While I was at Tackle, I was doing all of the SQL-monkey-work for the whole company – and I realized I could automate myself out of that role once I came across the improving performance of language model’s code generation abilities. Then I looked at the incumbents and challengers and realized that everyone was building with and for the models that existed already, instead of looking at the slope and building forward facing products.

When we forecast 10 years in the future, I don’t think the role of the data analyst, someone who works on top of a layer of cleaned dbt tables and communicates with business users about what they need, is going to exist anymore. Every single piece of that, from the question clarification, dashboard navigation, SQL writing and Python analysis will be automated. From there, we worked backwards to figure out how to build that future.

Q: How does TextQL work?

TextQL’s product has 3 parts, which can be thought of as the rails, the train, and the station.

The rails is the catalog and semantic layer, we document every dbt model and column in your warehouse and then enrich that information in the semantic layer. We then store all of that information, alongside an index of your BI tools within a data catalog.

The train is the query engine that uses a vector database to identify the correct output from your data assets to return to a user. It gets you the table and data you’re looking for.

The station is our python interpreter, it picks up the table output and analyzes it for leading indicators, linear regression, predictive analysis, and anything else an analyst can do in a notebook.

Q: Why couldn’t I just grab open source models out there or use ChatGPT?

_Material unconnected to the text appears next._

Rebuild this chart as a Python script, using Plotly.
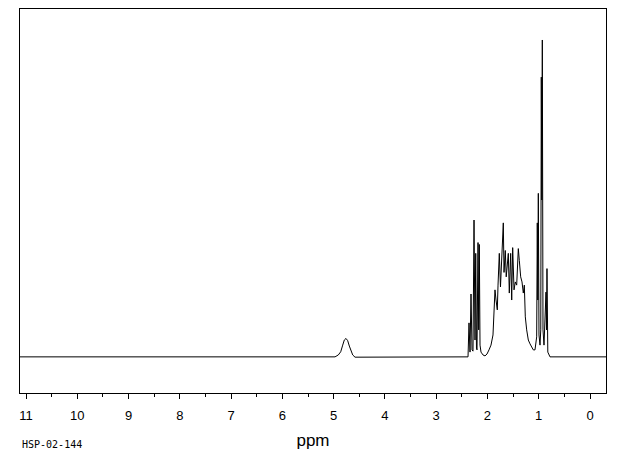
import plotly.graph_objects as go

# Chemical shift (ppm) and relative intensity
ppm = [11.117, 4.973, 4.909, 4.862, 4.823, 4.792, 4.759, 4.726, 4.694, 4.661, 4.628, 4.583,
       2.535, 2.379, 2.360, 2.340, 2.321, 2.301, 2.282, 2.262, 2.243, 2.229, 2.214, 2.204,
       2.184, 2.171, 2.159, 2.145, 2.126, 2.087, 2.048, 2.009, 1.970, 1.931, 1.892, 1.863,
       1.853, 1.833, 1.808, 1.794, 1.769, 1.746, 1.726, 1.691, 1.677, 1.652, 1.634, 1.613,
       1.593, 1.574, 1.547, 1.527, 1.508, 1.482, 1.457, 1.430, 1.398, 1.379, 1.352, 1.326,
       1.301, 1.281, 1.262, 1.235, 1.203, 1.170, 1.137, 1.106, 1.073, 1.040, 1.028, 1.018,
       1.008, 0.995, 0.975, 0.960, 0.950, 0.940, 0.930, 0.917, 0.897, 0.882, 0.858, 0.848,
       0.839, 0.823, 0.800, 0.780, -0.312]
intensity = [0.2, 0.2, 0.8, 1.8, 3.9, 5.5, 6.0, 5.3, 3.6, 1.8, 0.8, 0.1,
             0.2, 0.2, 10.9, 1.7, 20.0, 2.4, 2.0, 43.3, 5.5, 32.8, 3.0, 2.4,
             36.2, 8.7, 35.6, 3.9, 1.7, 0.8, 0.5, 1.1, 2.4, 3.9, 7.1, 15.0,
             21.3, 18.1, 15.0, 22.8, 32.8, 22.2, 30.6, 42.4, 26.8, 33.7, 25.4, 29.6,
             32.8, 20.3, 32.8, 18.1, 34.6, 21.3, 23.8, 22.8, 34.3, 30.6, 25.4, 23.8,
             20.3, 22.8, 12.8, 8.7, 5.5, 4.3, 3.3, 2.4, 2.4, 6.5, 42.4, 18.1,
             51.7, 7.1, 3.9, 8.7, 88.3, 49.6, 100.0, 8.7, 3.9, 11.8, 20.6, 8.7,
             28.0, 1.7, 0.5, 0.2, 0.2]

tick_vals = list(range(0, 12))
tick_text = [str(v) for v in tick_vals]

fig = go.Figure(go.Scatter(x=ppm, y=intensity, mode="lines",
                           line=dict(color="black", width=1), hoverinfo="skip"))

# page body has an 8px default margin, so the figure is sized to fit the window
fig.update_layout(
    width=612, height=447,
    margin=dict(l=12, r=14, t=1, b=62, autoexpand=False),
    paper_bgcolor="white", plot_bgcolor="white",
    showlegend=False,
    xaxis=dict(
        range=[11.117, -0.312], tickvals=tick_vals, ticktext=tick_text,
        showgrid=False, zeroline=False,
        showline=True, linecolor="black", linewidth=1, mirror=True,
        ticks="outside", ticklen=5, tickwidth=1, tickcolor="black",
        minor=dict(dtick=0.5, tick0=0, ticks="outside", ticklen=3, tickcolor="black", tickwidth=1),
        tickfont=dict(family="Liberation Sans", size=13, color="black"),
        ticklabelstandoff=5,
        title=dict(text="ppm", font=dict(family="Liberation Sans", size=17, color="black"), standoff=12),
    ),
    yaxis=dict(
        range=[-11.18, 109.76], showticklabels=False, ticks="",
        showgrid=False, zeroline=False,
        showline=True, linecolor="black", linewidth=1, mirror=True,
    ),
    annotations=[dict(text="HSP-02-144", xref="paper", yref="paper", x=0, y=-0.135,
                      xanchor="left", yanchor="middle", showarrow=False,
                      font=dict(family="DejaVu Sans Mono", size=10, color="black"))],
)

fig.write_html("out.html")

While the models seem good enough on academic benchmarks, they don’t have infinite context windows. Relying on the metrics or semantics layer adds that additional guardrail, and we can return existing dashboards when that’s the right solution (as opposed to trying to generate new SQL every time).

Also – do you really want to rebuild everything we’ve built from scratch? There are a dozen integrations, metadata management, context window management, model tuning, validation test set question generation, validation testing, model selecting, vector indexing, and the list keeps going…

Q: Anything proprietary you’re doing differently than everyone else?

There’s no other team out there that’s enriching your documentation and metadata, indexing every single asset, storing that in a language model-friendly way, and then using that to power analysis on the other side.

Our secret sauce is our Capsule (name still pending). When we were taking a customer live, we realized a lot of domain-specific information easily maps onto a semantic layer. We invented a Capsule, a unit of domain-specific metadata that we can synthesize from every conversation you have with TextQL – making it more intelligent every time you interact.

Q: What’s your wedge into this market?

With a lot of our peers, they often market their value as sidestepping the data and BI team directly or indirectly. But all companies will have data teams that will be the custodian of the data. As someone who ran the data team at Tackle and run their SQL reports, a text-to-SQL solution is not enough. We will build deep integrations with their semantic layer (dbt, Coalesce) and data catalogs (Alation, Collibra), ensuring that the definitions we use are the same as the ones they’ve laid out. That model will win over the trust of data teams in the short run by delivering accurate summaries of their past work.

Q: Data analysis is probably one of the most crowded application space for generative AI, maybe 2nd or 3rd to writing assistants. What are you worried about?

I’m doing this because I think the future will be a world where anyone will be analyze their data without any technical skills – no more bottlenecks on the data team for other people to get the analysis they need. If someone else cracks the perfect experience that solves the problem for everyone – I’d be perfectly happy with that.

This is a massive opportunity and a massive problem, and I think we have a solid shot on goal here. Is it a layup? Probably not, but I’m excited never the less.